To create the final video files and to render them into the codec that were required this program impressed in its delivery and performance in nearly all areas it was used for. In my previous performance project I taught myself the highly acclaimed Adobe premiere. When using this program I felt restricted by its inability to change from one video clip to the next without using seventies style transitions, also this program only allowed one channel of video to be seen at any given time. This program seemed to cover all those missing areas and became the main program that was used to piece the video clips together. The only negative point that comes with using this software is that every time a rendering of a video file takes place the image has to resize itself even if it is the correct size to start with.

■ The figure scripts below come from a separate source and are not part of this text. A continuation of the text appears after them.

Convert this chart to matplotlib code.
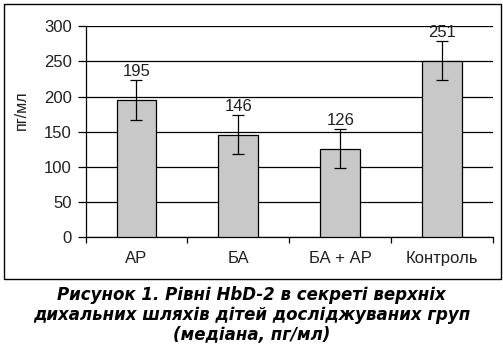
import matplotlib
matplotlib.use("Agg")
import matplotlib.pyplot as plt
from matplotlib.patches import Rectangle
import numpy as np

categories = ["АР", "БА", "БА + АР", "Контроль"]
medians = [195, 146, 126, 251]
errors = [28, 28, 28, 28]
yticks = [0, 50, 100, 150, 200, 250, 300]

plt.rcParams['font.family'] = ['Liberation Sans', 'DejaVu Sans']
tc = '#231f20'

fig = plt.figure(figsize=(5.03, 3.44), dpi=100)
W, H = 503, 344
ax = fig.add_axes([85.5 / W, 1 - 237.3 / H, (493 - 85.5) / W, (237.3 - 26.3) / H])

x = np.arange(len(categories))
ax.bar(x, medians, width=0.39, color='#c8c8c8', edgecolor='black', linewidth=0.9, zorder=3)
ax.errorbar(x, medians, yerr=errors, fmt='none', ecolor='black', elinewidth=0.9,
            capsize=4, capthick=0.9, zorder=4)
for xi, m, e in zip(x, medians, errors):
    ax.text(xi, m + e + 2, str(m), ha='center', va='bottom', fontsize=12, color=tc)

ax.set_xlim(-0.5, len(categories) - 0.5)
ax.set_ylim(0, 300)
ax.set_yticks(yticks)
ax.yaxis.grid(True, color='black', linewidth=0.9, zorder=0)
ax.set_axisbelow(True)
ax.set_xticks(x)
ax.set_xticklabels(categories, fontsize=12, color=tc)
ax.set_xticks(np.arange(-0.5, len(categories)), minor=True)
ax.tick_params(axis='x', which='major', length=0, pad=10)
ax.tick_params(axis='x', which='minor', length=4, width=0.9, direction='out')
ax.tick_params(axis='y', length=6, width=0.9, labelsize=12, labelcolor=tc, pad=4)
for s in ['top', 'right']:
    ax.spines[s].set_visible(False)
ax.spines['left'].set_linewidth(0.9)
ax.spines['bottom'].set_linewidth(0.9)

fig.text(21 / W, 1 - 110 / H, "пг/мл", rotation=90, ha='center', va='center',
         fontsize=11.5, color=tc)

fig.patches.append(Rectangle((4 / W, 1 - 278.5 / H), (501 - 4) / W, (278.5 - 3.5) / H,
                             transform=fig.transFigure, fill=False, edgecolor='black',
                             linewidth=1.0))

caption = ("Рисунок 1. Рівні HbD-2 в секреті верхніх\n"
           "дихальних шляхів дітей досліджуваних груп\n"
           "(медіана, пг/мл)")
fig.text(0.5, 1 - 315 / H, caption, ha='center', va='center', fontsize=12,
         fontweight='bold', fontstyle='italic', linespacing=1.12, color='black',
         family=['DejaVu Sans'])

fig.savefig("out.png", dpi=100)
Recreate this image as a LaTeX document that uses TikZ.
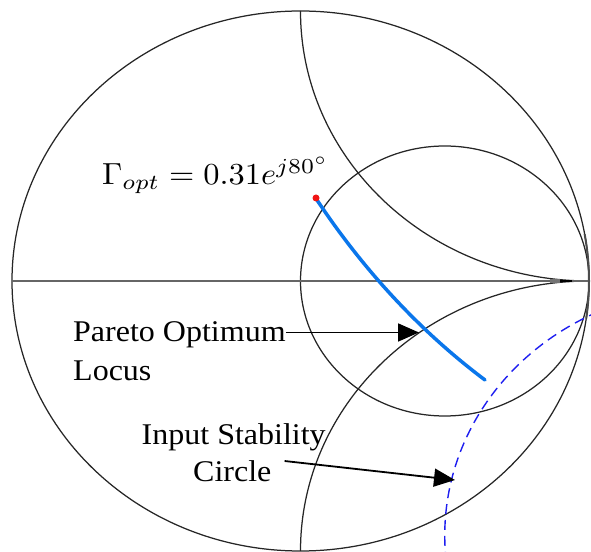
\documentclass[tikz,border=0pt]{standalone}
\usepackage{fontspec}
\setmainfont{Liberation Serif}
\usetikzlibrary{arrows.meta}
\definecolor{locusblue}{RGB}{10,118,235}
\definecolor{dotred}{RGB}{240,20,20}
\definecolor{stabblue}{RGB}{30,30,240}
\begin{document}
\begin{tikzpicture}[x=1pt,y=1pt,
  chart/.style={line width=1.25pt, black!85},
  axisline/.style={line width=1.4pt, black!60},
  lbl/.style={font=\fontsize{32}{38}\selectfont, inner sep=0pt, anchor=base west},
  pointer/.style={line width=1.8pt, -{Triangle[length=21pt,width=18pt]}},
]
\useasboundingbox (0,0) rectangle (591,551);
\clip (0,0) rectangle (591,551);
\begin{scope}[shift={(300.5,270)}, xscale=288.5, yscale=270]
  \begin{scope}
    \clip (0,0) circle (1);
    \draw[chart] (1,1) circle (1);
    \draw[chart] (1,-1) circle (1);
  \end{scope}
  \draw[chart] (0,0) circle (1);
  \draw[chart] (0.5,0) circle (0.5);
  \draw[axisline] (-1,0) -- (1,0);
  \draw[line width=3.5pt, black!55] (0.865,0) -- (0.90,0);
  \draw[line width=2.5pt, black] (0.90,0) -- (0.941,0);
  \draw[line width=2pt, black!70] (1,0) arc[start angle=0, end angle=10, radius=1];
  \draw[line width=2pt, black!70] (1,0) arc[start angle=0, end angle=-8, radius=1];
  \draw[stabblue, dash pattern=on 10pt off 6pt, line width=1.4pt] (1.411,-0.9426) circle (0.911);
\end{scope}
\coordinate (gopt) at (316,353);
\coordinate (lend) at (485,171);
\draw[line width=3.5pt, locusblue, line cap=round] (317,351) .. controls (362.7,282.2) and (418.7,220.8) .. (lend);
\fill[dotred] (gopt) circle (3.5);
\node[inner sep=0pt, anchor=base west] (gam) at (102,366) {\scalebox{1}[0.94]{\resizebox{227pt}{!}{$\Gamma_{opt} = 0.31e^{j80^\circ}$}}};
\node[lbl] (pto) at (73,209) {\scalebox{1}[0.94]{Pareto Optimum}};
\node[lbl] (loc) at (73,170.5) {\scalebox{1}[0.94]{Locus}};
\node[lbl] (isc) at (141.5,106) {\scalebox{1}[0.94]{Input Stability}};
\node[lbl] (cir) at (193,69.5) {\scalebox{1}[0.94]{Circle}};
\coordinate (ptip) at (419,218.5);
\coordinate (ctip) at (455,71);
\draw[pointer] ([yshift=9.5pt]pto.base east) -- (ptip);
\draw[pointer] ([xshift=13pt,yshift=20.5pt]cir.base east) -- (ctip);
\end{tikzpicture}
\end{document}
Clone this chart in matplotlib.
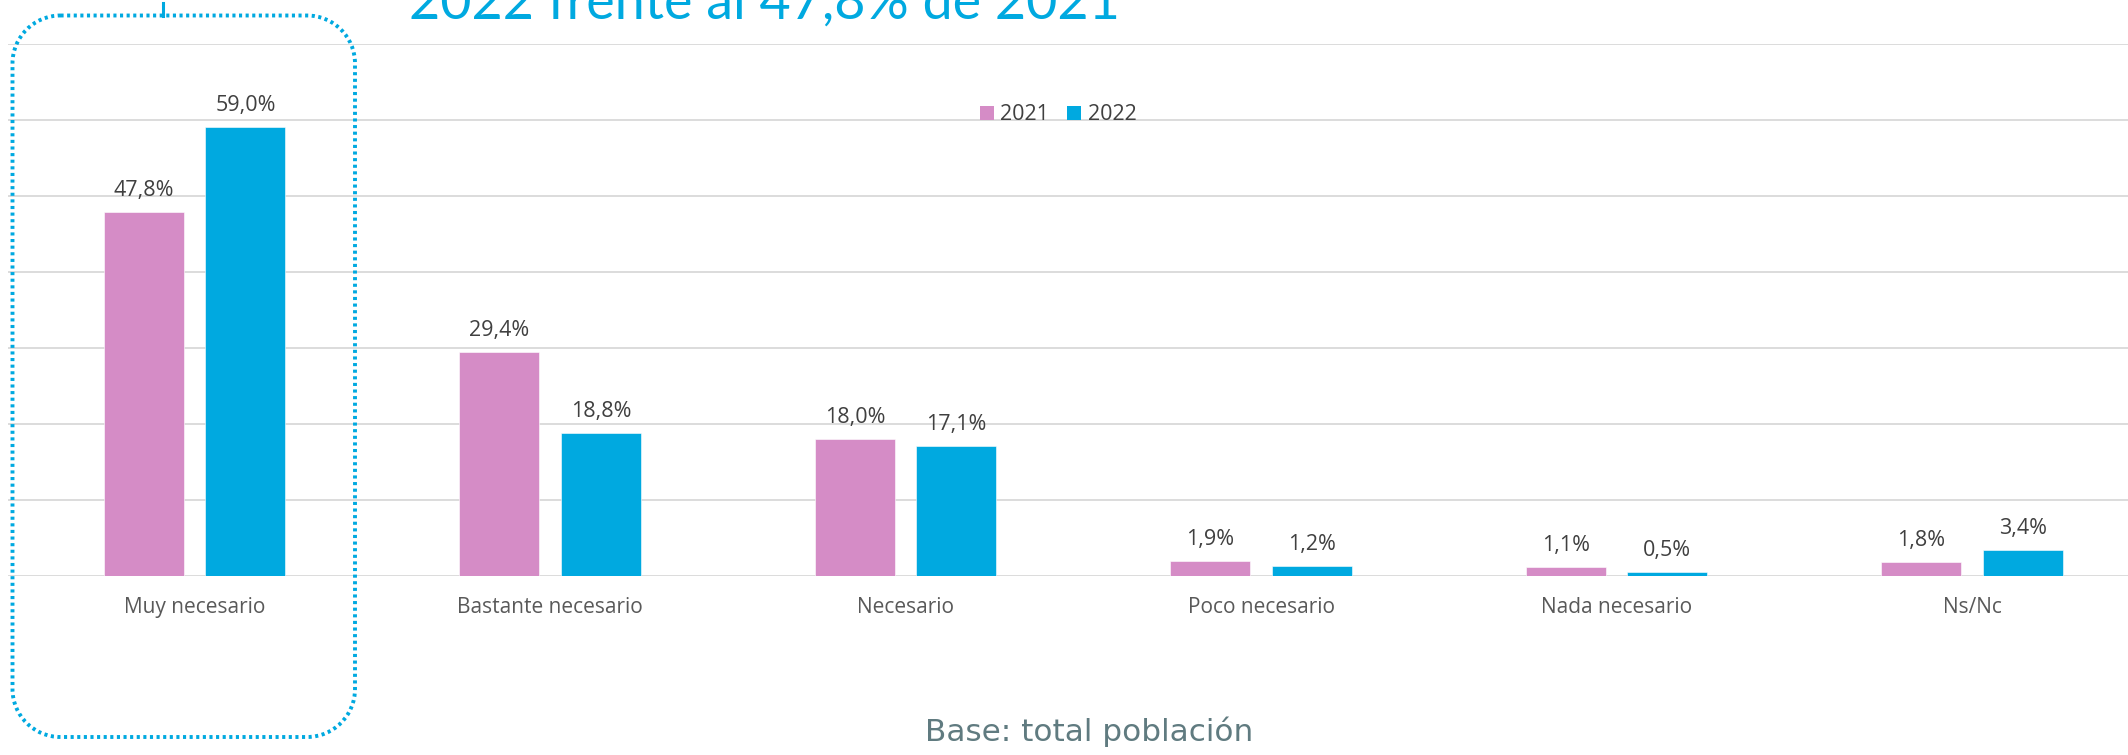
import matplotlib
matplotlib.use("Agg")
import matplotlib.pyplot as plt
from matplotlib.patches import Patch, PathPatch
from matplotlib.lines import Line2D
from matplotlib.path import Path
from matplotlib.transforms import Affine2D
import numpy as np

categories = ["Muy necesario", "Bastante necesario", "Necesario", "Poco necesario", "Nada necesario", "Ns/Nc"]
values_2021 = [47.8, 29.4, 18.0, 1.9, 1.1, 1.8]
values_2022 = [59.0, 18.8, 17.1, 1.2, 0.5, 3.4]
series_names = ["2021", "2022"]
title_text = "2022 frente al 47,8% de 2021"
base_text = "Base: total población"

PINK = "#D58CC6"
BLUE = "#00A9E0"
W, H = 2128, 755
DPI = 100

plt.rcParams['font.family'] = ['Open Sans', 'DejaVu Sans']

fig = plt.figure(figsize=(W / DPI, H / DPI), dpi=DPI)
fig.patch.set_facecolor("white")

# axes geometry in pixels
ax_left, ax_right = 8, W
ax_base, ax_top = 575.5, 43.7
ax = fig.add_axes([ax_left / W, (H - ax_base) / H, (ax_right - ax_left) / W, (ax_base - ax_top) / H])

cat_spacing = 355.45
cat0 = 194.7
x = np.arange(len(categories))
bw = 80 / cat_spacing
off = 50.7 / cat_spacing

b1 = ax.bar(x - off, values_2021, bw, color=PINK, edgecolor="white", linewidth=0.4, label=series_names[0], zorder=3)
b2 = ax.bar(x + off, values_2022, bw, color=BLUE, edgecolor="white", linewidth=0.4, label=series_names[1], zorder=3)

ax.set_xlim((ax_left - cat0) / cat_spacing, (ax_right - cat0) / cat_spacing)
ax.set_ylim(0, 70)
ax.set_yticks(np.arange(0, 71, 10))
ax.yaxis.grid(True, color="#D9D9D9", linewidth=1.3, zorder=0)
ax.set_axisbelow(True)
for s in ax.spines.values():
    s.set_visible(False)
ax.tick_params(axis="y", left=False, labelleft=False)
ax.tick_params(axis="x", bottom=False, length=0, pad=27)
ax.set_xticks(x)
ax.set_xticklabels(categories, fontsize=15, color="#595959")
for lbl in ax.get_xticklabels():
    lbl.set_verticalalignment("baseline")

def fmt(v):
    return f"{v:.1f}".replace(".", ",") + "%"

for bars, vals in ((b1, values_2021), (b2, values_2022)):
    for r, v in zip(bars, vals):
        ax.annotate(fmt(v), (r.get_x() + r.get_width() / 2, v), xytext=(0, 11.5),
                    textcoords="offset points", ha="center", va="baseline",
                    fontsize=15.5, color="#404040", zorder=4)

# legend
handles = [Patch(facecolor=PINK, edgecolor="none"), Patch(facecolor=BLUE, edgecolor="none")]
leg = fig.legend(handles, series_names, loc="center", bbox_to_anchor=(1058 / W, (H - 115) / H),
                 ncol=2, frameon=False, fontsize=15.5, handlelength=0.65, handleheight=0.65,
                 handletextpad=0.3, columnspacing=0.85, borderpad=0, borderaxespad=0)
for t in leg.get_texts():
    t.set_color("#404040")

# title (partially cut at top, as in the reference) and base note
fig.canvas.draw()
renderer = fig.canvas.get_renderer()

def fit_text(xl, y_base, s, target_w, color, family, weight="normal"):
    t = fig.text(xl / W, (H - y_base) / H, s, ha="left", va="baseline", color=color,
                 family=family, weight=weight, fontsize=30)
    wpx = t.get_window_extent(renderer).width
    t.set_fontsize(30 * target_w / wpx)
    return t

fit_text(409, 18.5, title_text, 711, BLUE, ['Lato', 'DejaVu Sans'])
fit_text(925, 741, base_text, 328, "#607B80", ['DejaVu Sans'])

# dotted rounded highlight box (pixel coordinates)
bx0, bx1, by0, by1 = 12.5, 355, 15.5, 737
r = 48
k = 0.5523
p, c = [], []
def add(pt, code):
    p.append((pt[0], H - pt[1])); c.append(code)
add((bx0 + r, by0), Path.MOVETO)
add((bx1 - r, by0), Path.LINETO)
add((bx1 - r + k * r, by0), Path.CURVE4); add((bx1, by0 + r - k * r), Path.CURVE4); add((bx1, by0 + r), Path.CURVE4)
add((bx1, by1 - r), Path.LINETO)
add((bx1, by1 - r + k * r), Path.CURVE4); add((bx1 - r + k * r, by1), Path.CURVE4); add((bx1 - r, by1), Path.CURVE4)
add((bx0 + r, by1), Path.LINETO)
add((bx0 + r - k * r, by1), Path.CURVE4); add((bx0, by1 - r + k * r), Path.CURVE4); add((bx0, by1 - r), Path.CURVE4)
add((bx0, by0 + r), Path.LINETO)
add((bx0, by0 + r - k * r), Path.CURVE4); add((bx0 + r - k * r, by0), Path.CURVE4); add((bx0 + r, by0), Path.CURVE4)
path = Path(p, c)
tr = Affine2D().scale(1 / W, 1 / H) + fig.transFigure
fig.patches.append(PathPatch(path, transform=tr, facecolor="none", edgecolor=BLUE,
                             linewidth=2.8, linestyle=(0, (0.8, 0.9)), zorder=10))
fig.lines.append(Line2D([163 / W, 163 / W], [(H - 3) / H, (H - 15.5) / H], transform=fig.transFigure,
                        color=BLUE, linewidth=2.2))

fig.savefig("out.png", dpi=DPI, facecolor="white")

Searching through the help files of the program and forums on the internet I still haven't found a solution to overcome this within the program. The resizing of the images drastically increases the time of the overall render. The other main advantage of this program was the ability to timeline effects over the duration of the clip using key frames and marker points to change the effects characteristics.
DD-Clip is a simple program that allows AVI files to be edited and joined together in extremely fast times. This program was used as a way of getting round the problem that Vegas 3 gave with the resizing of frames. The only negative point to this program is the imported video clips have to be of the same attributes.
This program was used to prepare the video clips for fast joining in DD-Clip, other than this task it had no other purpose in the preparation.